Below is a listing; write it out exactly and drop any images from it.

--- begin Dataset section ---

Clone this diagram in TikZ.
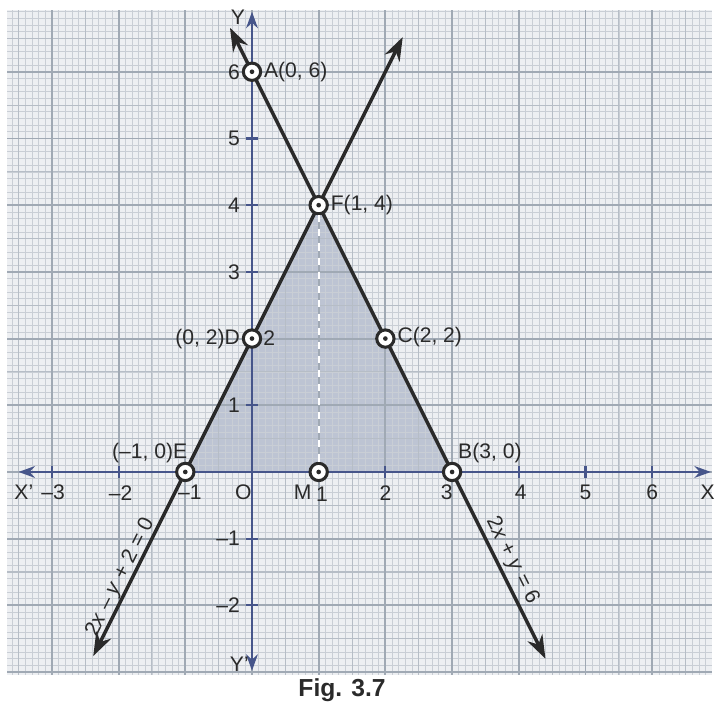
\documentclass[tikz,border=0pt]{standalone}
\usepackage{fontspec}
\setmainfont{Liberation Sans}
\usetikzlibrary{arrows.meta}
\definecolor{paper}{HTML}{EDEFF2}
\definecolor{gminor}{HTML}{C9CED5}
\definecolor{ghalf}{HTML}{B6BDC6}
\definecolor{gmajor}{HTML}{A0A9B4}
\definecolor{axiscol}{HTML}{46558A}
\definecolor{regioncol}{HTML}{BDC4D3}
\definecolor{inkcol}{HTML}{2A2A2A}
\tikzset{
  pt/.style={circle, draw=inkcol, line width=1.3pt, fill=white, minimum size=0.26cm, inner sep=0pt,
    path picture={\fill[inkcol] (path picture bounding box.center) circle (0.035);}},
  lbl/.style={inner sep=1pt, text=inkcol, font=\fontsize{9}{10}\selectfont},
  axis/.style={draw=axiscol, line width=1pt, -{Stealth[length=7pt,width=5pt]}},
  graphline/.style={draw=inkcol, line width=1.5pt, {Stealth[length=10pt,width=7pt]}-{Stealth[length=10pt,width=7pt]}},
  tickmark/.style={draw=axiscol, line width=0.9pt}
}
\begin{document}
\begin{tikzpicture}
\useasboundingbox[fill=white] (-3.778,-3.538) rectangle (6.972,7.076);
% graph paper
\fill[paper] (-3.67,-3.04) rectangle (6.9,6.93);
% shaded region
\coordinate (Es) at (-1,0);
\coordinate (Fs) at (1,4);
\coordinate (Bs) at (3,0);
\fill[fill=regioncol] (Es) -- (Fs) -- (Bs) -- cycle;
\draw[gminor, line width=0.25pt, step=0.1] (-3.67,-3.04) grid (6.9,6.93);
\draw[ghalf, line width=0.45pt, step=0.5] (-3.67,-3.04) grid (6.9,6.93);
\draw[gmajor, line width=0.8pt, step=1] (-3.67,-3.04) grid (6.9,6.93);
% axes
\coordinate (xl) at (-3.5,0);
\coordinate (xr) at (6.88,0);
\coordinate (yb) at (0,-2.98);
\coordinate (yt) at (0,6.9);
\draw[axis] (0,0) -- (xl);
\draw[axis] (0,0) -- (xr);
\draw[axis] (0,0) -- (yb);
\draw[axis] (0,0) -- (yt);
\foreach \x in {-3,-2,-1,1,2,3,4,5,6} \draw[tickmark] (\x,-0.09) -- (\x,0.09);
\foreach \y in {-2,-1,1,2,3,4,5,6} \draw[tickmark] (-0.09,\y) -- (0.09,\y);
% lines
\coordinate (L1a) at (-2.38,-2.76);
\coordinate (L1b) at (2.26,6.52);
\coordinate (L2a) at (-0.33,6.66);
\coordinate (L2b) at (4.4,-2.8);
\draw[graphline] (L1a) -- (L1b);
\draw[graphline] (L2a) -- (L2b);
% points
\node[pt] (A) at (0,6) {};
\node[pt] (F) at (1,4) {};
\node[pt] (D) at (0,2) {};
\node[pt] (C) at (2,2) {};
\node[pt] (B) at (3,0) {};
\node[pt] (E) at (-1,0) {};
\node[pt] (M) at (1,0) {};
\draw[white, line width=1pt, dashed] (F) -- (M);
% point labels
\node[lbl, anchor=west] (lA) at (0.14,6) {A(0, 6)};
\node[lbl, anchor=west] (lF) at (1.14,4) {F(1, 4)};
\node[lbl, anchor=east] (lD) at (-0.14,2) {(0, 2)D};
\node[lbl, anchor=west] (lD2) at (0.13,2) {2};
\node[lbl, anchor=west] (lC) at (2.14,2.02) {C(2, 2)};
\node[lbl, anchor=south east] (lE) at (-0.93,0.1) {(–1, 0)E};
\node[lbl, anchor=south west] (lB) at (3.05,0.1) {B(3, 0)};
% y-axis labels
\node[lbl] (Y) at (-0.21,6.82) {Y};
\node[lbl, anchor=east] (y6) at (-0.14,6) {6};
\node[lbl, anchor=east] (y5) at (-0.14,5) {5};
\node[lbl, anchor=east] (y4) at (-0.14,4) {4};
\node[lbl, anchor=east] (y3) at (-0.14,3) {3};
\node[lbl, anchor=east] (y1) at (-0.14,1) {1};
\node[lbl, anchor=east] (ym1) at (-0.14,-1) {–1};
\node[lbl, anchor=east] (ym2) at (-0.14,-2) {–2};
\node[lbl] (Yp) at (-0.19,-2.88) {Y'};
% x-axis labels
\node[lbl] (Xp) at (-3.42,-0.31) {X'};
\node[lbl] (xm3) at (-2.98,-0.31) {–3};
\node[lbl] (xm2) at (-1.97,-0.31) {–2};
\node[lbl] (xm1) at (-0.93,-0.31) {–1};
\node[lbl] (O) at (-0.13,-0.31) {O};
\node[lbl] (lM) at (0.76,-0.31) {M};
\node[lbl] (x1) at (1.05,-0.33) {1};
\node[lbl] (x2) at (2.0,-0.31) {2};
\node[lbl] (x3) at (2.92,-0.31) {3};
\node[lbl] (x4) at (4.03,-0.31) {4};
\node[lbl] (x5) at (5.0,-0.31) {5};
\node[lbl] (x6) at (6.0,-0.31) {6};
\node[lbl] (X) at (6.83,-0.31) {X};
% equation labels
\node[lbl, rotate=63.43] (eq1) at (-1.97,-1.58) {2\textit{x} – \textit{y} + 2 = 0};
\node[lbl, rotate=-63.43] (eq2) at (3.9,-1.33) {2\textit{x} + \textit{y} = 6};
% caption
\node[inner sep=0pt, text=inkcol, font=\fontsize{10.5}{12}\selectfont\bfseries] (cap) at (1.35,-3.27) {Fig. 3.7};
\end{tikzpicture}
\end{document}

--- end Dataset section ---

Answer for the task:
Clone this diagram in TikZ.
\documentclass[tikz,border=0pt]{standalone}
\usepackage{fontspec}
\setmainfont{Liberation Sans}
\usetikzlibrary{arrows.meta}
\definecolor{paper}{HTML}{EDEFF2}
\definecolor{gminor}{HTML}{C9CED5}
\definecolor{ghalf}{HTML}{B6BDC6}
\definecolor{gmajor}{HTML}{A0A9B4}
\definecolor{axiscol}{HTML}{46558A}
\definecolor{regioncol}{HTML}{BDC4D3}
\definecolor{inkcol}{HTML}{2A2A2A}
\tikzset{
  pt/.style={circle, draw=inkcol, line width=1.3pt, fill=white, minimum size=0.26cm, inner sep=0pt,
    path picture={\fill[inkcol] (path picture bounding box.center) circle (0.035);}},
  lbl/.style={inner sep=1pt, text=inkcol, font=\fontsize{9}{10}\selectfont},
  axis/.style={draw=axiscol, line width=1pt, -{Stealth[length=7pt,width=5pt]}},
  graphline/.style={draw=inkcol, line width=1.5pt, {Stealth[length=10pt,width=7pt]}-{Stealth[length=10pt,width=7pt]}},
  tickmark/.style={draw=axiscol, line width=0.9pt}
}
\begin{document}
\begin{tikzpicture}
\useasboundingbox[fill=white] (-3.778,-3.538) rectangle (6.972,7.076);
% graph paper
\fill[paper] (-3.67,-3.04) rectangle (6.9,6.93);
% shaded region
\coordinate (Es) at (-1,0);
\coordinate (Fs) at (1,4);
\coordinate (Bs) at (3,0);
\fill[fill=regioncol] (Es) -- (Fs) -- (Bs) -- cycle;
\draw[gminor, line width=0.25pt, step=0.1] (-3.67,-3.04) grid (6.9,6.93);
\draw[ghalf, line width=0.45pt, step=0.5] (-3.67,-3.04) grid (6.9,6.93);
\draw[gmajor, line width=0.8pt, step=1] (-3.67,-3.04) grid (6.9,6.93);
% axes
\coordinate (xl) at (-3.5,0);
\coordinate (xr) at (6.88,0);
\coordinate (yb) at (0,-2.98);
\coordinate (yt) at (0,6.9);
\draw[axis] (0,0) -- (xl);
\draw[axis] (0,0) -- (xr);
\draw[axis] (0,0) -- (yb);
\draw[axis] (0,0) -- (yt);
\foreach \x in {-3,-2,-1,1,2,3,4,5,6} \draw[tickmark] (\x,-0.09) -- (\x,0.09);
\foreach \y in {-2,-1,1,2,3,4,5,6} \draw[tickmark] (-0.09,\y) -- (0.09,\y);
% lines
\coordinate (L1a) at (-2.38,-2.76);
\coordinate (L1b) at (2.26,6.52);
\coordinate (L2a) at (-0.33,6.66);
\coordinate (L2b) at (4.4,-2.8);
\draw[graphline] (L1a) -- (L1b);
\draw[graphline] (L2a) -- (L2b);
% points
\node[pt] (A) at (0,6) {};
\node[pt] (F) at (1,4) {};
\node[pt] (D) at (0,2) {};
\node[pt] (C) at (2,2) {};
\node[pt] (B) at (3,0) {};
\node[pt] (E) at (-1,0) {};
\node[pt] (M) at (1,0) {};
\draw[white, line width=1pt, dashed] (F) -- (M);
% point labels
\node[lbl, anchor=west] (lA) at (0.14,6) {A(0, 6)};
\node[lbl, anchor=west] (lF) at (1.14,4) {F(1, 4)};
\node[lbl, anchor=east] (lD) at (-0.14,2) {(0, 2)D};
\node[lbl, anchor=west] (lD2) at (0.13,2) {2};
\node[lbl, anchor=west] (lC) at (2.14,2.02) {C(2, 2)};
\node[lbl, anchor=south east] (lE) at (-0.93,0.1) {(–1, 0)E};
\node[lbl, anchor=south west] (lB) at (3.05,0.1) {B(3, 0)};
% y-axis labels
\node[lbl] (Y) at (-0.21,6.82) {Y};
\node[lbl, anchor=east] (y6) at (-0.14,6) {6};
\node[lbl, anchor=east] (y5) at (-0.14,5) {5};
\node[lbl, anchor=east] (y4) at (-0.14,4) {4};
\node[lbl, anchor=east] (y3) at (-0.14,3) {3};
\node[lbl, anchor=east] (y1) at (-0.14,1) {1};
\node[lbl, anchor=east] (ym1) at (-0.14,-1) {–1};
\node[lbl, anchor=east] (ym2) at (-0.14,-2) {–2};
\node[lbl] (Yp) at (-0.19,-2.88) {Y'};
% x-axis labels
\node[lbl] (Xp) at (-3.42,-0.31) {X'};
\node[lbl] (xm3) at (-2.98,-0.31) {–3};
\node[lbl] (xm2) at (-1.97,-0.31) {–2};
\node[lbl] (xm1) at (-0.93,-0.31) {–1};
\node[lbl] (O) at (-0.13,-0.31) {O};
\node[lbl] (lM) at (0.76,-0.31) {M};
\node[lbl] (x1) at (1.05,-0.33) {1};
\node[lbl] (x2) at (2.0,-0.31) {2};
\node[lbl] (x3) at (2.92,-0.31) {3};
\node[lbl] (x4) at (4.03,-0.31) {4};
\node[lbl] (x5) at (5.0,-0.31) {5};
\node[lbl] (x6) at (6.0,-0.31) {6};
\node[lbl] (X) at (6.83,-0.31) {X};
% equation labels
\node[lbl, rotate=63.43] (eq1) at (-1.97,-1.58) {2\textit{x} – \textit{y} + 2 = 0};
\node[lbl, rotate=-63.43] (eq2) at (3.9,-1.33) {2\textit{x} + \textit{y} = 6};
% caption
\node[inner sep=0pt, text=inkcol, font=\fontsize{10.5}{12}\selectfont\bfseries] (cap) at (1.35,-3.27) {Fig. 3.7};
\end{tikzpicture}
\end{document}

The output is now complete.